记录实验指标：POST /api/v1/operations/experiments/{name}/metrics¶

curl -X POST http://localhost:8000/api/v1/operations/experiments/rag-rerank-v2/metrics \
  -H "Content-Type: application/json" \
  -d '{
    "variant": "treatment",
    "metric_name": "resolution_rate",
    "value": 0.92
  }'

即使实验不存在也允许记录

指标记录不校验实验是否存在，便于回放与离线分析。metric_name 可为 resolution_rate / response_time_ms / hit_rate 等任意指标。

查询实验结果：GET /api/v1/operations/experiments/{name}/results¶

curl http://localhost:8000/api/v1/operations/experiments/rag-rerank-v2/results

{
  "name": "rag-rerank-v2",
  "variants": {
    "control": {
      "samples": 640,
      "metrics": {
        "resolution_rate": {"mean": 0.85, "count": 640},
        "response_time_ms": {"mean": 950, "count": 640}
      }
    },
    "treatment": {
      "samples": 640,
      "metrics": {
        "resolution_rate": {"mean": 0.92, "count": 640},
        "response_time_ms": {"mean": 880, "count": 640}
      }
    }
  }
}

实验不存在时返回 404。

灰度发布流程¶

flowchart LR
    A[创建实验<br/>traffic_split 10%] --> B[记录指标]
    B --> C{实验组表现?}
    C -- 优于对照组 --> D[扩大灰度 50%]
    C -- 持平或更差 --> E[回滚 0%]
    D --> F{持续观察}
    F -- 稳定 --> G[全量发布 100%]
    F -- 异常 --> E
    G --> H[实验结束]

工单挖掘¶

通过 ticket_miner.py 对历史工单聚类分析，识别高频问题，沉淀为知识库候选。

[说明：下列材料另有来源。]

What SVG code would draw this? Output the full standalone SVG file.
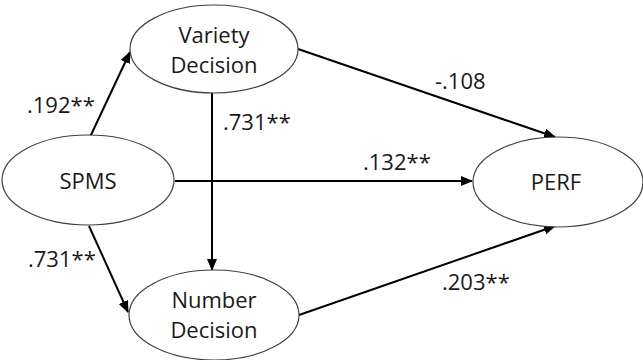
<svg xmlns="http://www.w3.org/2000/svg" width="643" height="360" viewBox="0 0 643 360">
<style>
.node{fill:#fff;stroke:#404040;stroke-width:1.2}
.t{font-family:"Open Sans","Liberation Sans",sans-serif;font-size:22px;fill:#1a1a1a;text-anchor:middle}
.l{font-family:"Open Sans","Liberation Sans",sans-serif;font-size:22px;fill:#1a1a1a}
.c{stroke:#000;stroke-width:2;fill:none;marker-end:url(#ah)}
</style>
<defs>
<marker id="ah" viewBox="0 0 12 10" refX="11" refY="5" markerWidth="12" markerHeight="10" markerUnits="userSpaceOnUse" orient="auto">
<path d="M0,0 L12,5 L0,10 Z" fill="#000"/>
</marker>
</defs>
<rect width="643" height="360" fill="#fff"/>
<g id="connectors">
<line class="c" x1="90" y1="137" x2="130" y2="52"/>
<line class="c" x1="89" y1="226" x2="128" y2="312"/>
<line class="c" x1="212" y1="93" x2="212" y2="270"/>
<line class="c" x1="175" y1="181" x2="472" y2="181"/>
<line class="c" x1="298" y1="49" x2="555" y2="137"/>
<line class="c" x1="299" y1="315" x2="555" y2="226"/>
</g>
<g id="variety"><ellipse class="node" cx="214" cy="49" rx="84" ry="44"/><text class="t" x="214" y="43">Variety</text><text class="t" x="214" y="73">Decision</text></g>
<g id="spms"><ellipse class="node" cx="88" cy="180" rx="86" ry="45"/><text class="t" x="88" y="189">SPMS</text></g>
<g id="number"><ellipse class="node" cx="214" cy="315" rx="85" ry="45"/><text class="t" x="214" y="308">Number</text><text class="t" x="214" y="338">Decision</text></g>
<g id="perf"><ellipse class="node" cx="558" cy="182" rx="85" ry="45"/><text class="t" x="556" y="190">PERF</text></g>
<g id="labels">
<text class="l" x="27" y="113">.192**</text>
<text class="l" x="223" y="130">.731**</text>
<text class="l" x="28" y="267">.731**</text>
<text class="l" x="435" y="89">-.108</text>
<text class="l" x="363" y="170">.132**</text>
<text class="l" x="442" y="290">.203**</text>
</g>
</svg>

触发挖掘：POST /api/v1/mining/tickets¶

curl -X POST http://localhost:8000/api/v1/mining/tickets \
  -H "Content-Type: application/json" \
  -H "X-API-Key: ${API_KEY}" \
  -d '{
    "start_time": "2026-06-01T00:00:00Z",
    "end_time": "2026-06-30T23:59:59Z",
    "status": "resolved"
  }'

参数全部可选：

参数	说明
`start_time` / `end_time`	按 `created_at` 闭区间过滤
`status`	按工单状态过滤，常见传 `resolved` 仅挖掘已解决工单

{
  "started_at": "2026-07-03T10:00:00Z",
  "total_tickets": 320,
  "ingested": 45,
  "items": [
    {
      "question": "订单物流查询",
      "frequency": 28,
      "representative_solution": "提供快递单号与查询入口..."
    }
  ],
  "errors": []
}

挖掘结果的价值

items 是聚类后的高频问题，frequency 反映出现次数，representative_solution 是代表性解决方案。运营应据此： 1. 高频问题补充到知识库（入库为 FAQ） 2. 已有知识但仍在工单中出现 → 优化检索或答案质量 3. 挖掘出的方案经人工审核后入库

查询挖掘状态：GET /api/v1/mining/status¶

curl http://localhost:8000/api/v1/mining/status -H "X-API-Key: ${API_KEY}"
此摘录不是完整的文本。